Influx of capital, business concept validation, and strategic guideline on the one hand. High pressure and dilution of ownership on the other. Beneficial as it is, Series A comes with trade-offs, too.

Is it suitable for your startup and is this the right moment to apply for funding? Let’s find out.

What is Series A?

A Series A investment round is an important milestone in a startup funding journey. It represents capital from investors, especially venture capital, that stimulates startup growth and scalability. The aim of the Series A is to fund company expansion, scaling, new product development and additional hiring.

The investment size is usually higher than in the seed round. In the US, it usually varies from $2 to $20 million and depends on many factors, like market size and potential, industry, etc. Venture capital analysts also take into consideration the founders’ expertise and their plans for generating revenue.

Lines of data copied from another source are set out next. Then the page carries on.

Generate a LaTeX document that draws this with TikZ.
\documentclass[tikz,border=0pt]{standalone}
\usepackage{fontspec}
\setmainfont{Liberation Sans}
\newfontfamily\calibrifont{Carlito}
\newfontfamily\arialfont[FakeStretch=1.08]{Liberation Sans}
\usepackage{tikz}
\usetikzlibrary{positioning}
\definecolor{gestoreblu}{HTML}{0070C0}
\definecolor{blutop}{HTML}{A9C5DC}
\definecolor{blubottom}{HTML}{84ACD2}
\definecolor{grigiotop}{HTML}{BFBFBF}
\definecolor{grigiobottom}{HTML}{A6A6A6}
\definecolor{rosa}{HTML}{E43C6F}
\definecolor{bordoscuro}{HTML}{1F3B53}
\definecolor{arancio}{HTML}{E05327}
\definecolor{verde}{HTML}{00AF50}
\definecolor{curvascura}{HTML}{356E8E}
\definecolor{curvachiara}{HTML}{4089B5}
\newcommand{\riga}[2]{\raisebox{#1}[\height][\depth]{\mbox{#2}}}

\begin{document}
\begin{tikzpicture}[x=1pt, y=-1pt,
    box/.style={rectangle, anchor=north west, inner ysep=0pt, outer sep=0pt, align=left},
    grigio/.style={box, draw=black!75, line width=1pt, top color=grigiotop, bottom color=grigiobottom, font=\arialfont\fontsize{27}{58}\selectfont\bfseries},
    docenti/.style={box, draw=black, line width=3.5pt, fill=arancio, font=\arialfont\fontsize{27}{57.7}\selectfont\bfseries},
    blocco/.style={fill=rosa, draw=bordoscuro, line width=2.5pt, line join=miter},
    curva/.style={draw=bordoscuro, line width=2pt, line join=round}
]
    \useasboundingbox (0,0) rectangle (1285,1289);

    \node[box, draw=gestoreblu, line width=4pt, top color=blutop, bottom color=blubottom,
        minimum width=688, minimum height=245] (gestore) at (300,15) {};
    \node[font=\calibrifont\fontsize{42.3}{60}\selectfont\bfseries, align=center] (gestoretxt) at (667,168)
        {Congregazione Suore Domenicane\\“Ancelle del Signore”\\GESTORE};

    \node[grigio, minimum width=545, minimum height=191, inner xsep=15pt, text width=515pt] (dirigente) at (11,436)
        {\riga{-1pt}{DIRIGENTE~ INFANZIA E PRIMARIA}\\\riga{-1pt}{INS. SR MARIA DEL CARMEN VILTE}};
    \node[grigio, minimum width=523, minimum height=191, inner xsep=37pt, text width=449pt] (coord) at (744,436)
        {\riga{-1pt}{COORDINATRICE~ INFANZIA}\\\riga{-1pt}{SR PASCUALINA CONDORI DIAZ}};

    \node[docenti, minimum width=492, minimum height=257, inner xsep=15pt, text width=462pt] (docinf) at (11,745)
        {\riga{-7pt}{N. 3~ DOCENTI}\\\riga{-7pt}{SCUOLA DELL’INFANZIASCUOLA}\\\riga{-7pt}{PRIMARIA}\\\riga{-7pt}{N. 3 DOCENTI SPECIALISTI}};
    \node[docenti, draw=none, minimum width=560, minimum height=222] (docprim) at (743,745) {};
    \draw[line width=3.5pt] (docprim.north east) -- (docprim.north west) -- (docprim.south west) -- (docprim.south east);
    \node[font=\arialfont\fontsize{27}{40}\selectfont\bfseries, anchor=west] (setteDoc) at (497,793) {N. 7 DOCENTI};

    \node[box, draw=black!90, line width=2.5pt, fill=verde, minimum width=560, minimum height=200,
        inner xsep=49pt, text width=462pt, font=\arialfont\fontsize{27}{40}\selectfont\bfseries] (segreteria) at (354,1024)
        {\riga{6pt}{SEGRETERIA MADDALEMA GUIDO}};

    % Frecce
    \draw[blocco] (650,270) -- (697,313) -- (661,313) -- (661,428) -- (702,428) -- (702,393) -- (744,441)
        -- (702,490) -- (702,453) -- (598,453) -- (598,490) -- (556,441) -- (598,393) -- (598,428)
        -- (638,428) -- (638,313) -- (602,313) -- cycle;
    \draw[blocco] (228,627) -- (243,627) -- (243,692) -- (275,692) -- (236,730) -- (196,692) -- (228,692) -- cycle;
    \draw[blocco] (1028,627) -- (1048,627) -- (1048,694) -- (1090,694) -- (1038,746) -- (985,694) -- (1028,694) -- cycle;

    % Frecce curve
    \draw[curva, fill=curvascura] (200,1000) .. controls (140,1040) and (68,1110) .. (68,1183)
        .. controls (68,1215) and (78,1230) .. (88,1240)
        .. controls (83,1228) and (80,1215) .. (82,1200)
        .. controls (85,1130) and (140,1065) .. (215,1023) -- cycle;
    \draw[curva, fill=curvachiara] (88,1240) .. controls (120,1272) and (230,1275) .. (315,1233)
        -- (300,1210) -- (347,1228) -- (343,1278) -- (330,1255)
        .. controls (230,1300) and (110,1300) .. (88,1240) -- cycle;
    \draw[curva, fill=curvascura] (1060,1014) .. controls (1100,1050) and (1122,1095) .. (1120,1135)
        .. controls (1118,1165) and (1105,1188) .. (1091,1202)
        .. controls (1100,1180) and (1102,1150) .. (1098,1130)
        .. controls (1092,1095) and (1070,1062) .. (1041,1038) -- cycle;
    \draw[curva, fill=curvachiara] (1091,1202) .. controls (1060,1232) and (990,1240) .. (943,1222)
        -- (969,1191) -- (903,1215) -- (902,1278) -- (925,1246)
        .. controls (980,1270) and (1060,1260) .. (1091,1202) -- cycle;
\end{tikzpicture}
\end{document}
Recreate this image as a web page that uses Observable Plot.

In return for the investment, VC expects equity in the company. The percentage they get depends on the valuation of the company at this stage, investment size, risk, and obviously your negotiation skills.

The desired outcome of Series A funding is proven potential for market penetration and predictable revenue generation.

Seed vs. Series A

Seed is the first official money a startup raises from external investors such as business angels, accelerators, incubators, and venture capital specialized in seed level. Thanks to this investment, founders can develop the product, conduct market research, purchase inventory and equipment, or build the initial team.

Due to startups' limited traction and unproven business models, investors take on a greater risk. However, seed investment allows future investors to see that the idea has paid off and offers the potential for further growth.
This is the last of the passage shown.